Records to process —
>>

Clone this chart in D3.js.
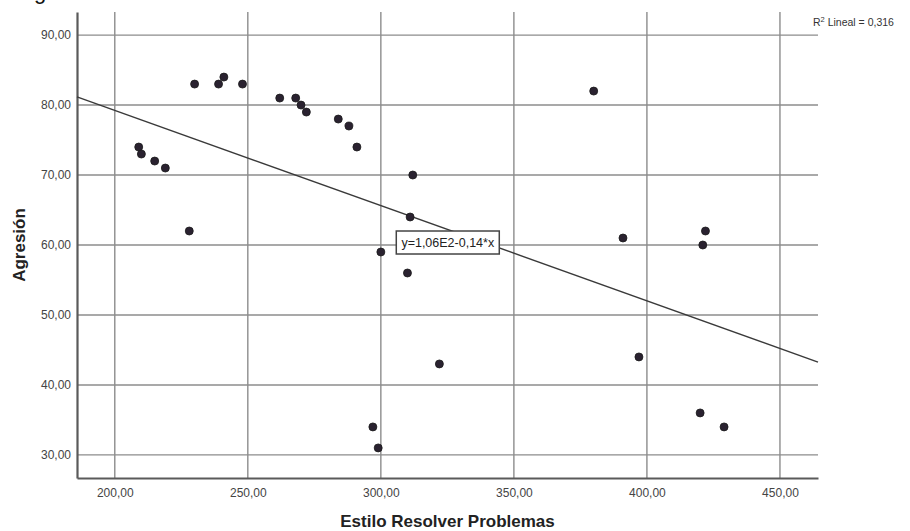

<<
>>

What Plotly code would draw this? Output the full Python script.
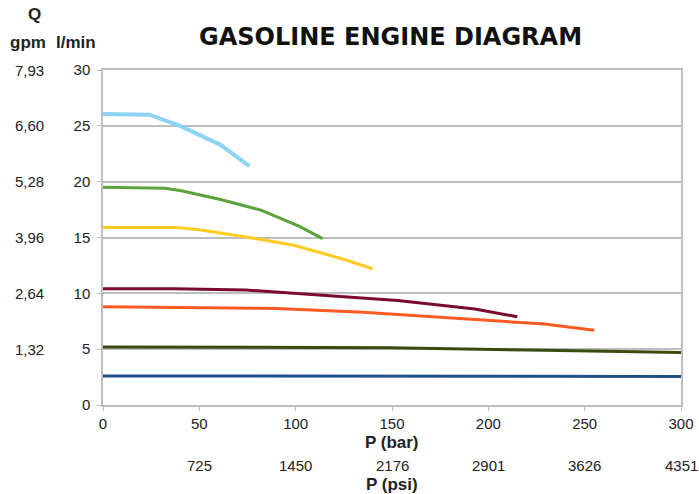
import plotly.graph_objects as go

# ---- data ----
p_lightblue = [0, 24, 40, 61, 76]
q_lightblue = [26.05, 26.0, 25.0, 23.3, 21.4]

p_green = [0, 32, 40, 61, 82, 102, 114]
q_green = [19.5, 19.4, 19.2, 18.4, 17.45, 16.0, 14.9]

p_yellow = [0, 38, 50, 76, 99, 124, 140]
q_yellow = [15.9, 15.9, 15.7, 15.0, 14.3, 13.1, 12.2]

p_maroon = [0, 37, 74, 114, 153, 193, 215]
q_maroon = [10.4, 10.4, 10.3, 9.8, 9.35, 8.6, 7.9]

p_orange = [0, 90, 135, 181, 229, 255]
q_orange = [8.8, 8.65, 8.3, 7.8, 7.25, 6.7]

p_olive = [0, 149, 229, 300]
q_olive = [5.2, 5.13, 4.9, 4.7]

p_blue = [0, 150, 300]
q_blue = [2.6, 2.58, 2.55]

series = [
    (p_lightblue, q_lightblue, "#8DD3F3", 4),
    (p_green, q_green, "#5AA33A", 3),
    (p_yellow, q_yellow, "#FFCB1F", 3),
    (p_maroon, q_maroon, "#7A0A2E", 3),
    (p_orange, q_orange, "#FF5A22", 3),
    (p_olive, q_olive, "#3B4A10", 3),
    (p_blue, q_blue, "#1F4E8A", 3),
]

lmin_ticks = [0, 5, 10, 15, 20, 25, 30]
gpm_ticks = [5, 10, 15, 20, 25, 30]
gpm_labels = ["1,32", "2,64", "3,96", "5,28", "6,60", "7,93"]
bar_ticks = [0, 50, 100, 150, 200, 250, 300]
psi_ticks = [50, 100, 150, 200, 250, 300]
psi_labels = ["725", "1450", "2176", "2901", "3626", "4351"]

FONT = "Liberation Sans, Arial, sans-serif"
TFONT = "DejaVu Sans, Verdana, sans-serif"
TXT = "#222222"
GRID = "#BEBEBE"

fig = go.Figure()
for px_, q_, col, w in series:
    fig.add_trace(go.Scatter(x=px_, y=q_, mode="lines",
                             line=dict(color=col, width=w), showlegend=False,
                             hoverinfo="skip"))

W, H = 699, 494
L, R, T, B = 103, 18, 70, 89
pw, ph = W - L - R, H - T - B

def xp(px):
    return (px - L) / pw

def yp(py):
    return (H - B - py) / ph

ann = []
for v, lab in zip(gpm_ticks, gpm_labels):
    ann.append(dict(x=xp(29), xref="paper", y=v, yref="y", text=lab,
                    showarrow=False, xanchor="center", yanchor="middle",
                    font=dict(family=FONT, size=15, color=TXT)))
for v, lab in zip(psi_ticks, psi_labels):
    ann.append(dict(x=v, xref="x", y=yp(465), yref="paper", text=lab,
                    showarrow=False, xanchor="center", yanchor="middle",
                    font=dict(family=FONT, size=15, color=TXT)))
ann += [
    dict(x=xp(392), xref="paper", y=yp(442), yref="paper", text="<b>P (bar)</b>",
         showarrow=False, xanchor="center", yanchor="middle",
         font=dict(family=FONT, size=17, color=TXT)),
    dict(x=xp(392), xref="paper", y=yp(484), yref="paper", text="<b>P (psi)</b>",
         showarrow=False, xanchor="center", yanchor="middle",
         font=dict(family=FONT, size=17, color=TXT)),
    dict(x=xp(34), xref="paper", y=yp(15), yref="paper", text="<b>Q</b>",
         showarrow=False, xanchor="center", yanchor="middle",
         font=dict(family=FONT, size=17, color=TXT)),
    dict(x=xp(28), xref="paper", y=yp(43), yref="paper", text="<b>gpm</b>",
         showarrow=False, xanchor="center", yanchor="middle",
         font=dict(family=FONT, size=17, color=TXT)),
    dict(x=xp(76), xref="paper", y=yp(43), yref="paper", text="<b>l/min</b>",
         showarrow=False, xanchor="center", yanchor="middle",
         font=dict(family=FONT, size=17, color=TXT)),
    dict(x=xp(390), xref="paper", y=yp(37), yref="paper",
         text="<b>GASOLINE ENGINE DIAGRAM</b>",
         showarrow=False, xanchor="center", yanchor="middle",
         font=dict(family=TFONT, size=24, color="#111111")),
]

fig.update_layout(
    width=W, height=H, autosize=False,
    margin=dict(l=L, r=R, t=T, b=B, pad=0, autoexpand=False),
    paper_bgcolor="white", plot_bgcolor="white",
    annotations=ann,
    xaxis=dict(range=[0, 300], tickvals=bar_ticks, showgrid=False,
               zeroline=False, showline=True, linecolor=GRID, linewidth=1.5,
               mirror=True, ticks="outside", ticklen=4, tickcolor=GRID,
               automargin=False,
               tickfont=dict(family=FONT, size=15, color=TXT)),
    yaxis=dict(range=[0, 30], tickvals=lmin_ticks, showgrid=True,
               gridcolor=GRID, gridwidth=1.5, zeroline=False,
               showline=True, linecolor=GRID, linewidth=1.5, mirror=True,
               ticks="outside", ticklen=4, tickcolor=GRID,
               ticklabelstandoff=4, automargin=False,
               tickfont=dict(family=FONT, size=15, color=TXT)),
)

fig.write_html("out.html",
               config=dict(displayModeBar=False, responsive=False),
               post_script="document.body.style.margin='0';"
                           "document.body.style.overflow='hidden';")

<<

What the task asks — Copy out exactly the material that runs from the line with "What Plotly code" to the line with "q_maroon = [10.4, 10.4, 10.3, 9.8, 9.35, 8.6, 7.9]", ends included, and leave the pictures behind.

Answer to the task —
What Plotly code would draw this? Output the full Python script.
import plotly.graph_objects as go

# ---- data ----
p_lightblue = [0, 24, 40, 61, 76]
q_lightblue = [26.05, 26.0, 25.0, 23.3, 21.4]

p_green = [0, 32, 40, 61, 82, 102, 114]
q_green = [19.5, 19.4, 19.2, 18.4, 17.45, 16.0, 14.9]

p_yellow = [0, 38, 50, 76, 99, 124, 140]
q_yellow = [15.9, 15.9, 15.7, 15.0, 14.3, 13.1, 12.2]

p_maroon = [0, 37, 74, 114, 153, 193, 215]
q_maroon = [10.4, 10.4, 10.3, 9.8, 9.35, 8.6, 7.9]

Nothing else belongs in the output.